## Your task
Transcribe all of the data exactly. Omit the pictures.

※ ※ ※

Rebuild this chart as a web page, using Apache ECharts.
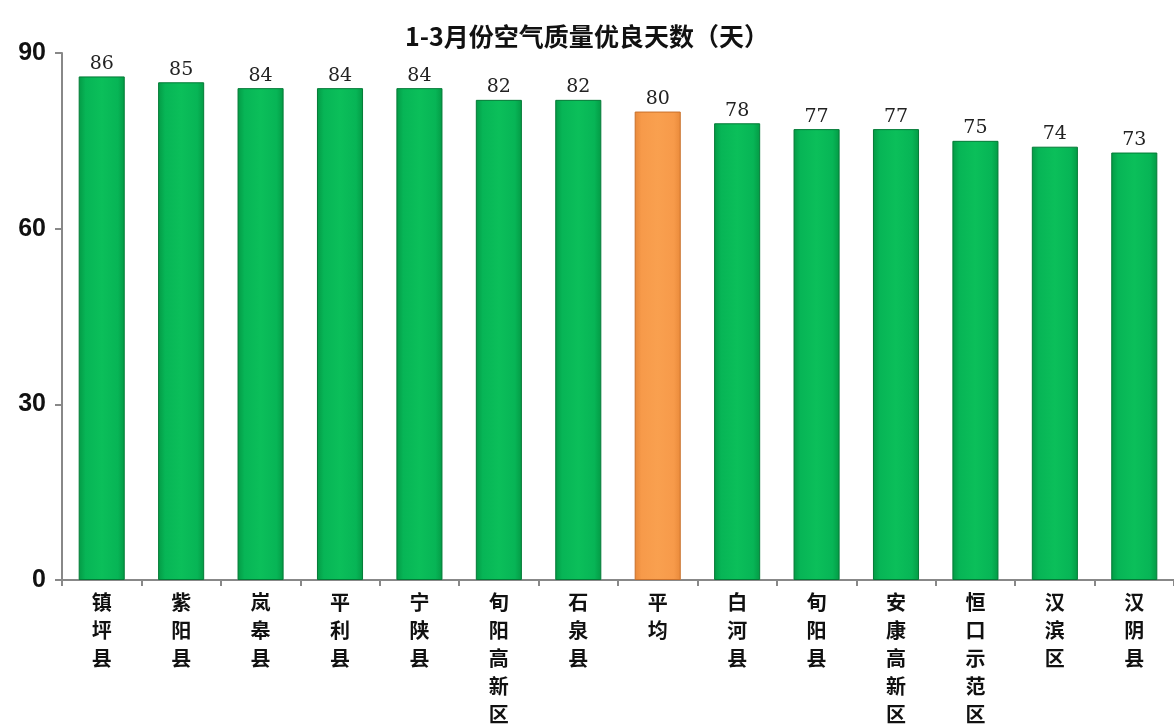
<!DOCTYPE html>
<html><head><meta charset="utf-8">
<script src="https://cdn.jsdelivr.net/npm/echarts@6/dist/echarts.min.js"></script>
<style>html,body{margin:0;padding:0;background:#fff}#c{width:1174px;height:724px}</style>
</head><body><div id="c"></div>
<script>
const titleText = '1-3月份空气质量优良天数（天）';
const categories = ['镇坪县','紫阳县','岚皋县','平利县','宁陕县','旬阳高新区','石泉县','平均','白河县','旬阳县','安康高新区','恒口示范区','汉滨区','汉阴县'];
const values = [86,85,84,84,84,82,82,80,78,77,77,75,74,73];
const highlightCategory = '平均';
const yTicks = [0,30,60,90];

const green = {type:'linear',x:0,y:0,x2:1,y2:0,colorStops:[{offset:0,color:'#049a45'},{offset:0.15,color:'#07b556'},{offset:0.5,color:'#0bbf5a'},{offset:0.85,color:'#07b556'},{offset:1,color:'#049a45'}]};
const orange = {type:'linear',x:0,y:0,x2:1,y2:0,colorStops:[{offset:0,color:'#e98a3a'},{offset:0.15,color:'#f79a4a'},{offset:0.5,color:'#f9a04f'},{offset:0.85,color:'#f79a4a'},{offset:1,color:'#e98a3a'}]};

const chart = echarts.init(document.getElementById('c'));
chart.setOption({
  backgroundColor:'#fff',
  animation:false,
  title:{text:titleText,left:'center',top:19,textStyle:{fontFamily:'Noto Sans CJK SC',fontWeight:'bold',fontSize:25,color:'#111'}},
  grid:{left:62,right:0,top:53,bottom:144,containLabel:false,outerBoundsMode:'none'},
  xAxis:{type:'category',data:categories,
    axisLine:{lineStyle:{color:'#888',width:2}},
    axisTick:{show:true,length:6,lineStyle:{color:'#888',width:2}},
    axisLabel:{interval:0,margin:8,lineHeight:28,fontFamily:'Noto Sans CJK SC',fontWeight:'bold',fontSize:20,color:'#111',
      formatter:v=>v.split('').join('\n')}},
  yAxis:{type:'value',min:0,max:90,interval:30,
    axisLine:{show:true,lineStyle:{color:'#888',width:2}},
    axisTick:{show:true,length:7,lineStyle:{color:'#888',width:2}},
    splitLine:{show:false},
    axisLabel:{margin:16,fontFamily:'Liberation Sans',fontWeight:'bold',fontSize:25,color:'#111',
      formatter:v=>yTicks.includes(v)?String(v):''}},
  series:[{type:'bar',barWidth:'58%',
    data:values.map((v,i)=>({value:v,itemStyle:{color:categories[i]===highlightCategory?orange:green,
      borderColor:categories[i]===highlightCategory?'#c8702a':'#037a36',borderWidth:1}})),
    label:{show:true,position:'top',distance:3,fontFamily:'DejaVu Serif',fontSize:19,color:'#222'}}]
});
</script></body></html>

※ ※ ※

## Response
Rebuild this chart as a web page, using Apache ECharts.
<!DOCTYPE html>
<html><head><meta charset="utf-8">
<script src="https://cdn.jsdelivr.net/npm/echarts@6/dist/echarts.min.js"></script>
<style>html,body{margin:0;padding:0;background:#fff}#c{width:1174px;height:724px}</style>
</head><body><div id="c"></div>
<script>
const titleText = '1-3月份空气质量优良天数（天）';
const categories = ['镇坪县','紫阳县','岚皋县','平利县','宁陕县','旬阳高新区','石泉县','平均','白河县','旬阳县','安康高新区','恒口示范区','汉滨区','汉阴县'];
const values = [86,85,84,84,84,82,82,80,78,77,77,75,74,73];
const highlightCategory = '平均';
const yTicks = [0,30,60,90];

const green = {type:'linear',x:0,y:0,x2:1,y2:0,colorStops:[{offset:0,color:'#049a45'},{offset:0.15,color:'#07b556'},{offset:0.5,color:'#0bbf5a'},{offset:0.85,color:'#07b556'},{offset:1,color:'#049a45'}]};
const orange = {type:'linear',x:0,y:0,x2:1,y2:0,colorStops:[{offset:0,color:'#e98a3a'},{offset:0.15,color:'#f79a4a'},{offset:0.5,color:'#f9a04f'},{offset:0.85,color:'#f79a4a'},{offset:1,color:'#e98a3a'}]};

const chart = echarts.init(document.getElementById('c'));
chart.setOption({
  backgroundColor:'#fff',
  animation:false,
  title:{text:titleText,left:'center',top:19,textStyle:{fontFamily:'Noto Sans CJK SC',fontWeight:'bold',fontSize:25,color:'#111'}},
  grid:{left:62,right:0,top:53,bottom:144,containLabel:false,outerBoundsMode:'none'},
  xAxis:{type:'category',data:categories,
    axisLine:{lineStyle:{color:'#888',width:2}},
    axisTick:{show:true,length:6,lineStyle:{color:'#888',width:2}},
    axisLabel:{interval:0,margin:8,lineHeight:28,fontFamily:'Noto Sans CJK SC',fontWeight:'bold',fontSize:20,color:'#111',
      formatter:v=>v.split('').join('\n')}},
  yAxis:{type:'value',min:0,max:90,interval:30,
    axisLine:{show:true,lineStyle:{color:'#888',width:2}},
    axisTick:{show:true,length:7,lineStyle:{color:'#888',width:2}},
    splitLine:{show:false},
    axisLabel:{margin:16,fontFamily:'Liberation Sans',fontWeight:'bold',fontSize:25,color:'#111',
      formatter:v=>yTicks.includes(v)?String(v):''}},
  series:[{type:'bar',barWidth:'58%',
    data:values.map((v,i)=>({value:v,itemStyle:{color:categories[i]===highlightCategory?orange:green,
      borderColor:categories[i]===highlightCategory?'#c8702a':'#037a36',borderWidth:1}})),
    label:{show:true,position:'top',distance:3,fontFamily:'DejaVu Serif',fontSize:19,color:'#222'}}]
});
</script></body></html>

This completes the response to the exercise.